◆ SHORT EXERCISE:
Copy the listing below in full and skip every picture.

◆ DATA LINES:
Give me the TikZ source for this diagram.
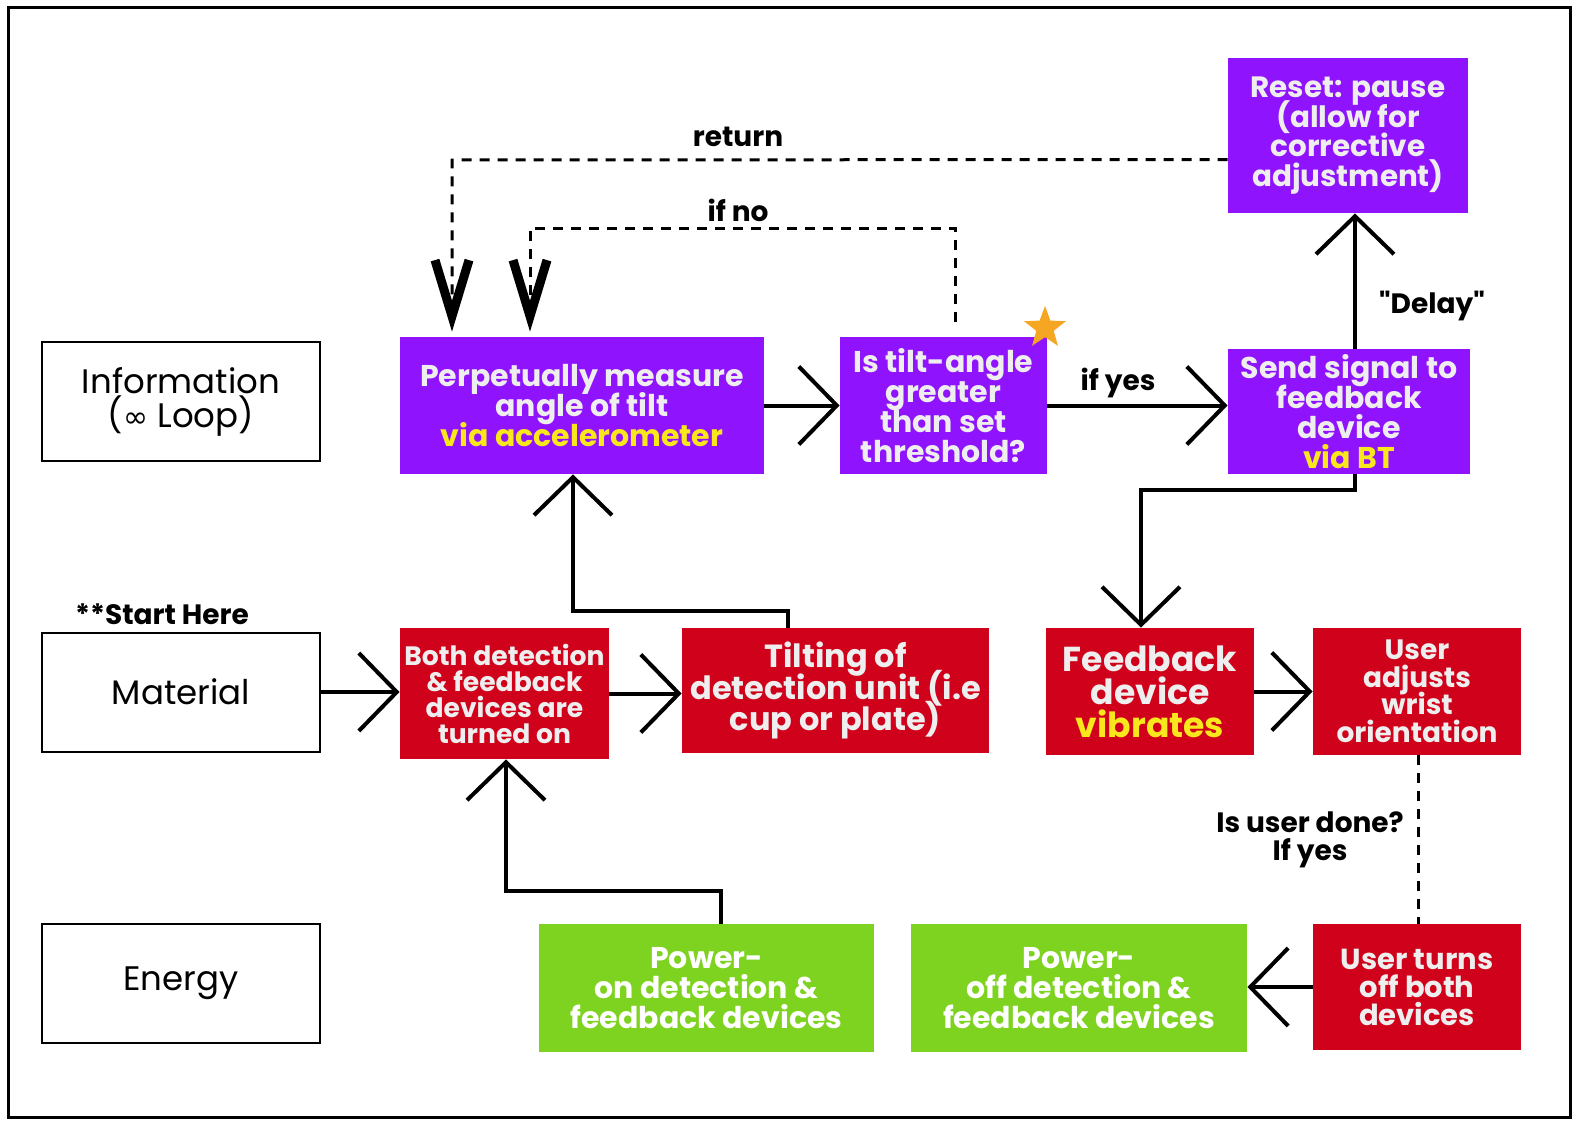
\documentclass[tikz,border=0pt]{standalone}
\usepackage{fontspec}
\setmainfont{Poppins}
\newfontfamily\dejavu{DejaVu Sans}
\usepackage{xcolor}
\usetikzlibrary{arrows.meta}
\usetikzlibrary{shapes.geometric}
\definecolor{vio}{HTML}{9013FE}
\definecolor{crim}{HTML}{D0021B}
\definecolor{grn}{HTML}{7ED321}
\definecolor{yel}{HTML}{F8E71C}
\definecolor{orng}{HTML}{F5A623}
\definecolor{txt}{HTML}{EEEEEE}
\tikzset{
  box/.style={rectangle, align=center, inner sep=1pt, text=txt, execute at begin node={\lineskiplimit=-20pt\lineskip=0pt}},
  vbox/.style={box, fill=vio},
  rbox/.style={box, fill=crim},
  gbox/.style={box, fill=grn, text=white},
  lbox/.style={rectangle, draw, line width=1pt, align=center, minimum width=139pt, minimum height=59.5pt, font=\fontsize{17}{17}\selectfont},
  arr/.style={line width=2pt, -{Straight Barb[length=19pt,width=39pt]}},
  dashln/.style={line width=1.5pt, dash pattern=on 5pt off 4pt},
  dasharr/.style={dashln, -{Straight Barb[length=28pt,width=17pt,line width=4.5pt 0]}},
  lbl/.style={font=\bfseries\fontsize{14}{14}\selectfont, align=center}
}
\begin{document}
\begin{tikzpicture}[x=0.5pt,y=-0.5pt]
\useasboundingbox (0,0) rectangle (1578,1124);
\draw [line width=1.5pt] (8,7) rectangle (1570,1117);
% row labels
\node[lbox] (info) at (181,401.5) {Information\\({\dejavu\fontsize{15}{17}\selectfont ∞} Loop)};
\node[lbox] (material) at (181,692) {Material};
\node[lbox] (energy) at (181,983.5) {Energy};
\node[lbl] (start) at (162,614) {**Start Here};
% information row
\node[vbox, minimum width=182pt, minimum height=68.5pt, font=\bfseries\fontsize{15}{15}\selectfont] (measure) at (582,405.5) {Perpetually measure\\angle of tilt\\\textcolor{yel}{via accelerometer}};
\node[vbox, minimum width=103.5pt, minimum height=68.5pt, font=\bfseries\fontsize{15}{15}\selectfont] (thresh) at (943.5,405.5) {Is tilt-angle\\greater\\than set\\threshold?};
\node[star, star points=5, star point ratio=2.4, fill=orng, minimum size=22pt, inner sep=0pt] (flag) at (1045,328) {};
\node[vbox, minimum width=120pt, minimum height=77.5pt, font=\bfseries\fontsize{14.7}{14.75}\selectfont] (reset) at (1348,135.5) {Reset: pause\\(allow for\\corrective\\adjustment)};
\node[vbox, minimum width=121pt, minimum height=62.5pt, font=\bfseries\fontsize{15}{15}\selectfont] (signal) at (1349,411.5) {Send signal to\\feedback\\device\\\textcolor{yel}{via BT}};
% material row
\node[rbox, minimum width=104.5pt, minimum height=65.5pt, font=\bfseries\fontsize{13.3}{13}\selectfont] (turnon) at (504.5,693.5) {Both detection\\\& feedback\\devices are\\turned on};
\node[rbox, minimum width=153.5pt, minimum height=62.5pt, font=\bfseries\fontsize{16}{15.75}\selectfont] (tilting) at (835.5,690.5) {Tilting of\\detection unit (i.e\\cup or plate)};
\node[rbox, minimum width=104pt, minimum height=63.5pt, font=\bfseries\fontsize{17.3}{16.5}\selectfont] (vibrates) at (1150,691.5) {Feedback\\device\\\textcolor{yel}{vibrates}};
\node[rbox, minimum width=104pt, minimum height=63.5pt, font=\bfseries\fontsize{14}{13.75}\selectfont] (adjusts) at (1417,691.5) {User\\adjusts\\wrist\\orientation};
% energy row
\node[gbox, minimum width=167.5pt, minimum height=64pt, font=\bfseries\fontsize{15}{15}\selectfont] (poweron) at (706.5,988) {Power-\\on detection \&\\feedback devices};
\node[gbox, minimum width=168pt, minimum height=64pt, font=\bfseries\fontsize{15}{15}\selectfont] (poweroff) at (1079,988) {Power-\\off detection \&\\feedback devices};
\node[rbox, minimum width=104pt, minimum height=63pt, font=\bfseries\fontsize{14.5}{14}\selectfont] (turnoff) at (1417,987) {User turns\\off both\\devices};
% connectors
\draw[arr] (material.east) -- (material.east -| turnon.west);
\draw[arr] (turnon.east) -- (turnon.east -| tilting.west);
\draw[arr] ([xshift=7pt]poweron.north) -- ++(0,16.5pt) -| ([xshift=0.75pt]turnon.south);
\draw[arr] ([xshift=-23.75pt]tilting.north) -- ++(0,8.5pt) -| ([xshift=-4.5pt]measure.south);
\draw[arr] (measure.east) -- (measure.east -| thresh.west);
\draw[arr] (thresh.east) -- (thresh.east -| signal.west);
\draw[arr] ([xshift=3pt]signal.north) -- ([xshift=3pt]signal.north |- reset.south);
\draw[arr] ([xshift=3pt]signal.south) -- ++(0,-8pt) -| ([xshift=-4.5pt]vibrates.north);
\draw[arr] (vibrates.east) -- (vibrates.east -| adjusts.west);
\draw[arr] (turnoff.west) -- (turnoff.west -| poweroff.east);
\draw[dashln] ([xshift=0.5pt]adjusts.south) -- ([xshift=0.5pt]turnoff.north);
\draw[dasharr] ([xshift=5.75pt,yshift=7.5pt]thresh.north) -- (955,228) -- (530,228) -- ([xshift=-26pt,yshift=2.5pt]measure.north);
\draw[dasharr] ([yshift=-12pt]reset.west) -- (452,160) -- ([xshift=-65pt,yshift=2.5pt]measure.north);
% connector labels
\node[lbl] (ret) at (738,137) {return};
\node[lbl] (ifno) at (738,210) {if no};
\node[lbl] (ifyes) at (1118,383) {if yes};
\node[lbl] (delay) at (1432,306) {\textquotedbl Delay\textquotedbl};
\node[lbl] (done) at (1310,840) {Is user done?\\If yes};
\end{tikzpicture}
\end{document}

◆ CORRECT RESPONSE:
Give me the TikZ source for this diagram.
\documentclass[tikz,border=0pt]{standalone}
\usepackage{fontspec}
\setmainfont{Poppins}
\newfontfamily\dejavu{DejaVu Sans}
\usepackage{xcolor}
\usetikzlibrary{arrows.meta}
\usetikzlibrary{shapes.geometric}
\definecolor{vio}{HTML}{9013FE}
\definecolor{crim}{HTML}{D0021B}
\definecolor{grn}{HTML}{7ED321}
\definecolor{yel}{HTML}{F8E71C}
\definecolor{orng}{HTML}{F5A623}
\definecolor{txt}{HTML}{EEEEEE}
\tikzset{
  box/.style={rectangle, align=center, inner sep=1pt, text=txt, execute at begin node={\lineskiplimit=-20pt\lineskip=0pt}},
  vbox/.style={box, fill=vio},
  rbox/.style={box, fill=crim},
  gbox/.style={box, fill=grn, text=white},
  lbox/.style={rectangle, draw, line width=1pt, align=center, minimum width=139pt, minimum height=59.5pt, font=\fontsize{17}{17}\selectfont},
  arr/.style={line width=2pt, -{Straight Barb[length=19pt,width=39pt]}},
  dashln/.style={line width=1.5pt, dash pattern=on 5pt off 4pt},
  dasharr/.style={dashln, -{Straight Barb[length=28pt,width=17pt,line width=4.5pt 0]}},
  lbl/.style={font=\bfseries\fontsize{14}{14}\selectfont, align=center}
}
\begin{document}
\begin{tikzpicture}[x=0.5pt,y=-0.5pt]
\useasboundingbox (0,0) rectangle (1578,1124);
\draw [line width=1.5pt] (8,7) rectangle (1570,1117);
% row labels
\node[lbox] (info) at (181,401.5) {Information\\({\dejavu\fontsize{15}{17}\selectfont ∞} Loop)};
\node[lbox] (material) at (181,692) {Material};
\node[lbox] (energy) at (181,983.5) {Energy};
\node[lbl] (start) at (162,614) {**Start Here};
% information row
\node[vbox, minimum width=182pt, minimum height=68.5pt, font=\bfseries\fontsize{15}{15}\selectfont] (measure) at (582,405.5) {Perpetually measure\\angle of tilt\\\textcolor{yel}{via accelerometer}};
\node[vbox, minimum width=103.5pt, minimum height=68.5pt, font=\bfseries\fontsize{15}{15}\selectfont] (thresh) at (943.5,405.5) {Is tilt-angle\\greater\\than set\\threshold?};
\node[star, star points=5, star point ratio=2.4, fill=orng, minimum size=22pt, inner sep=0pt] (flag) at (1045,328) {};
\node[vbox, minimum width=120pt, minimum height=77.5pt, font=\bfseries\fontsize{14.7}{14.75}\selectfont] (reset) at (1348,135.5) {Reset: pause\\(allow for\\corrective\\adjustment)};
\node[vbox, minimum width=121pt, minimum height=62.5pt, font=\bfseries\fontsize{15}{15}\selectfont] (signal) at (1349,411.5) {Send signal to\\feedback\\device\\\textcolor{yel}{via BT}};
% material row
\node[rbox, minimum width=104.5pt, minimum height=65.5pt, font=\bfseries\fontsize{13.3}{13}\selectfont] (turnon) at (504.5,693.5) {Both detection\\\& feedback\\devices are\\turned on};
\node[rbox, minimum width=153.5pt, minimum height=62.5pt, font=\bfseries\fontsize{16}{15.75}\selectfont] (tilting) at (835.5,690.5) {Tilting of\\detection unit (i.e\\cup or plate)};
\node[rbox, minimum width=104pt, minimum height=63.5pt, font=\bfseries\fontsize{17.3}{16.5}\selectfont] (vibrates) at (1150,691.5) {Feedback\\device\\\textcolor{yel}{vibrates}};
\node[rbox, minimum width=104pt, minimum height=63.5pt, font=\bfseries\fontsize{14}{13.75}\selectfont] (adjusts) at (1417,691.5) {User\\adjusts\\wrist\\orientation};
% energy row
\node[gbox, minimum width=167.5pt, minimum height=64pt, font=\bfseries\fontsize{15}{15}\selectfont] (poweron) at (706.5,988) {Power-\\on detection \&\\feedback devices};
\node[gbox, minimum width=168pt, minimum height=64pt, font=\bfseries\fontsize{15}{15}\selectfont] (poweroff) at (1079,988) {Power-\\off detection \&\\feedback devices};
\node[rbox, minimum width=104pt, minimum height=63pt, font=\bfseries\fontsize{14.5}{14}\selectfont] (turnoff) at (1417,987) {User turns\\off both\\devices};
% connectors
\draw[arr] (material.east) -- (material.east -| turnon.west);
\draw[arr] (turnon.east) -- (turnon.east -| tilting.west);
\draw[arr] ([xshift=7pt]poweron.north) -- ++(0,16.5pt) -| ([xshift=0.75pt]turnon.south);
\draw[arr] ([xshift=-23.75pt]tilting.north) -- ++(0,8.5pt) -| ([xshift=-4.5pt]measure.south);
\draw[arr] (measure.east) -- (measure.east -| thresh.west);
\draw[arr] (thresh.east) -- (thresh.east -| signal.west);
\draw[arr] ([xshift=3pt]signal.north) -- ([xshift=3pt]signal.north |- reset.south);
\draw[arr] ([xshift=3pt]signal.south) -- ++(0,-8pt) -| ([xshift=-4.5pt]vibrates.north);
\draw[arr] (vibrates.east) -- (vibrates.east -| adjusts.west);
\draw[arr] (turnoff.west) -- (turnoff.west -| poweroff.east);
\draw[dashln] ([xshift=0.5pt]adjusts.south) -- ([xshift=0.5pt]turnoff.north);
\draw[dasharr] ([xshift=5.75pt,yshift=7.5pt]thresh.north) -- (955,228) -- (530,228) -- ([xshift=-26pt,yshift=2.5pt]measure.north);
\draw[dasharr] ([yshift=-12pt]reset.west) -- (452,160) -- ([xshift=-65pt,yshift=2.5pt]measure.north);
% connector labels
\node[lbl] (ret) at (738,137) {return};
\node[lbl] (ifno) at (738,210) {if no};
\node[lbl] (ifyes) at (1118,383) {if yes};
\node[lbl] (delay) at (1432,306) {\textquotedbl Delay\textquotedbl};
\node[lbl] (done) at (1310,840) {Is user done?\\If yes};
\end{tikzpicture}
\end{document}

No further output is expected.